道路、港湾、発電所、通信設備などの建設は、今後中国の「一帯一路」政策推進にしたがって、東南アジア、中央アジア、ひいてはアフリカの多くの国で展開されていくと見られる。中国政府が行き、中国企業がプロジェクト交渉に赴く国であればどこでも、ほどなく日本政府などが後を追ってくるだろう。タイの鉄道建設は、いったいどの国のどの企業が担うことになるのか定まらない状況だ。タイの態度がこのように揺れ動いているのは、中日政府間、企業間で行なわれている競争の直接的な表れということだろう。
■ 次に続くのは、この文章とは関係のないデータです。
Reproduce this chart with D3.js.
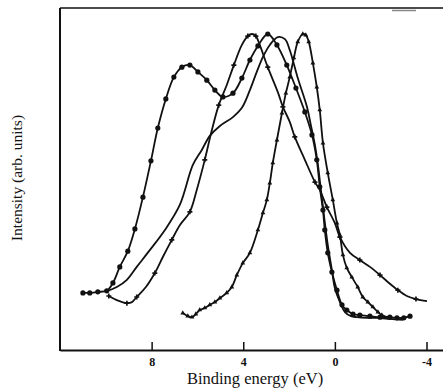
<!DOCTYPE html>
<html>
<head>
<meta charset="utf-8">
<script src="https://cdn.jsdelivr.net/npm/d3@7"></script>
<style>
  html, body { margin: 0; padding: 0; background: #fff; }
  svg { display: block; }
  text { font-family: "Liberation Serif", "DejaVu Serif", serif; fill: #111; }
</style>
</head>
<body>
<svg id="chart" width="443" height="389"></svg>
<script>
// Binding energy (eV) / intensity (arb. units) pairs
const curveA = [ // filled circles
  [11.0,16.7],[10.7,16.7],[10.35,17.0],[9.96,17.3],[9.69,19.6],[9.39,24.3],[9.04,28.9],[8.73,35.4],
  [8.38,44.7],[8.03,55.3],[7.73,64.9],[7.38,73.4],[7.03,79.8],[6.68,82.7],[6.33,83.3],[5.98,81.3],
  [5.59,78.9],[5.24,76.0],[4.89,74.0],[4.45,75.1],[4.06,79.5],[3.71,84.8],[3.36,88.9],[2.93,92.4],
  [2.53,89.2],[2.10,83.3],[1.70,76.6],[1.31,69.6],[1.00,62.9],[0.79,55.6],[0.66,47.7],[0.52,40.9],
  [0.44,35.1],[0.31,28.4],[0.13,22.8],[-0.09,17.5],[-0.31,13.2],[-0.52,11.7],[-0.79,10.5],[-1.09,10.2],
  [-1.53,9.9],[-1.97,9.6],[-2.40,9.6],[-2.71,9.4],[-3.01,9.4],[-3.28,9.9]
];
const curveB = [ // plain line
  [10.04,17.0],[9.52,18.4],[9.08,20.5],[8.65,24.3],[8.08,29.2],[7.42,35.1],[6.77,42.4],[6.20,54.1],
  [5.81,58.5],[5.46,62.6],[5.02,65.5],[4.45,68.1],[4.06,70.8],[3.71,76.0],[3.41,81.3],[3.14,85.7],
  [2.84,89.2],[2.49,91.5],[2.18,90.9],[1.97,87.7],[1.62,79.5],[1.22,71.1],[1.05,65.8],[0.87,59.9],
  [0.74,54.1],[0.61,46.8],[0.48,39.5],[0.31,30.7],[0.13,23.4],[0.0,18.1],[-0.22,14.0],[-0.44,11.1],
  [-0.70,9.9],[-0.96,9.6],[-1.40,9.4],[-1.83,9.4],[-2.40,9.1],[-2.97,8.8]
];
const curveC = [ // small crosses
  [9.87,15.8],[9.52,14.6],[9.08,13.7],[8.86,14.0],[8.65,15.5],[8.25,18.4],[7.86,22.5],[7.51,27.2],
  [7.12,32.2],[6.77,36.5],[6.33,40.4],[6.03,46.8],[5.68,55.6],[5.37,64.3],[5.07,71.6],[4.72,77.5],
  [4.41,83.3],[4.06,89.2],[3.80,91.8],[3.62,92.4],[3.45,91.8],[3.28,89.2],[2.93,82.7],[2.49,75.4],
  [2.27,71.1],[1.97,66.7],[1.75,62.3],[1.31,55.6],[0.87,49.1],[0.66,46.8],[0.35,41.8],[0.0,37.1],
  [-0.22,33.0],[-0.66,28.4],[-1.09,26.3],[-1.53,24.3],[-1.97,21.9],[-2.31,19.9],[-2.75,17.5],
  [-3.14,15.8],[-3.54,14.9],[-4.02,14.3]
];
const curveD = [ // small triangles
  [6.64,10.8],[6.42,9.9],[6.24,9.6],[6.07,10.5],[5.90,11.7],[5.68,12.3],[5.46,13.2],[5.24,14.0],
  [5.02,15.2],[4.72,16.7],[4.50,18.4],[4.28,21.9],[4.02,25.4],[3.71,28.4],[3.36,35.1],[3.14,40.1],
  [2.97,43.9],[2.84,48.8],[2.71,54.7],[2.53,61.4],[2.31,69.3],[2.14,75.1],[1.97,79.8],[1.79,85.4],
  [1.62,90.1],[1.40,92.4],[1.27,92.1],[1.14,90.1],[0.96,83.9],[0.79,76.9],[0.66,70.2],[0.52,60.5],
  [0.31,51.8],[0.09,43.9],[-0.09,37.1],[-0.22,33.6],[-0.35,27.8],[-0.52,24.0],[-0.74,21.3],
  [-1.00,18.4],[-1.22,15.5],[-1.44,14.0],[-1.66,12.6],[-1.88,11.1],[-2.05,10.2],[-2.40,9.4]
];
const xTicks = [8, 4, 0, -4];
const xTickLabels = ["8", "4", "0", "-4"];
const xTitle = "Binding energy (eV)";
const yTitle = "Intensity (arb. units)";

const svg = d3.select("#chart");
const mLeft = 60, mRight = 443, mTop = 8, mBottom = 350;
const x = d3.scaleLinear().domain([12.0, -4.72]).range([mLeft, mRight]);
const y = d3.scaleLinear().domain([0, 100]).range([mBottom, mTop]);

// frame
svg.append("line").attr("x1", mLeft).attr("x2", mLeft).attr("y1", mTop).attr("y2", mBottom + 1)
  .attr("stroke", "#111").attr("stroke-width", 2);
svg.append("line").attr("x1", mLeft).attr("x2", mRight).attr("y1", mTop).attr("y2", mTop)
  .attr("stroke", "#111").attr("stroke-width", 1.5);
svg.append("line").attr("x1", 392).attr("x2", 416).attr("y1", 10.5).attr("y2", 10.5)
  .attr("stroke", "#888").attr("stroke-width", 1.5);

// bottom axis with inward ticks
const xAxis = d3.axisBottom(x).tickValues(xTicks)
  .tickFormat((d, i) => xTickLabels[i]).tickSizeInner(-8).tickSizeOuter(0).tickPadding(7);
const gx = svg.append("g").attr("transform", `translate(0,${mBottom})`).call(xAxis);
gx.select(".domain").attr("stroke", "#111").attr("stroke-width", 2);
gx.selectAll(".tick line").attr("stroke", "#111").attr("stroke-width", 1.5);
gx.selectAll(".tick text").attr("font-family", "Liberation Serif, serif").attr("font-weight", "bold")
  .attr("font-size", 12).attr("fill", "#111");

svg.append("text").attr("x", 255).attr("y", 384).attr("text-anchor", "middle")
  .attr("font-size", 16.5).text(xTitle);
svg.append("text").attr("transform", "translate(22,178) rotate(-90)").attr("text-anchor", "middle")
  .attr("font-size", 15.5).text(yTitle);

const line = d3.line().x(d => x(d[0])).y(d => y(d[1])).curve(d3.curveCatmullRom.alpha(0.5));
const lines = svg.append("g");
[curveB, curveC, curveD, curveA].forEach(c => {
  lines.append("path").datum(c).attr("d", line).attr("fill", "none")
    .attr("stroke", "#111").attr("stroke-width", 1.8).attr("stroke-linejoin", "round");
});

// markers
svg.append("g").selectAll("circle").data(curveA).join("circle")
  .attr("cx", d => x(d[0])).attr("cy", d => y(d[1])).attr("r", 2.6).attr("fill", "#111");
svg.append("g").selectAll("path").data(curveC.filter((d, i) => i % 2 === 0)).join("path")
  .attr("d", d3.symbol(d3.symbolCross, 14)).attr("transform", d => `translate(${x(d[0])},${y(d[1])})`)
  .attr("fill", "#111");
svg.append("g").selectAll("path").data(curveD).join("path")
  .attr("d", d3.symbol(d3.symbolTriangle, 10)).attr("transform", d => `translate(${x(d[0])},${y(d[1])})`)
  .attr("fill", "#111");
</script>
</body>
</html>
中日が「一帯一路」上で熾烈な競争を繰り広げ、スピード、質、持続可能性などを競っていることは、インフラ建設にとって有益であるはずだ。しかしインドネシア高速鉄道は50億ドル、インドのプロジェクトも150億ドルで、10年間で8兆ドルというアジア全体の市場需要と比べると規模が小さい。中日が意味のない競争をやめ、アジアの社会インフラ建設という遠大な計画をともに議論することは、中日両国及びアジアにとって有益である。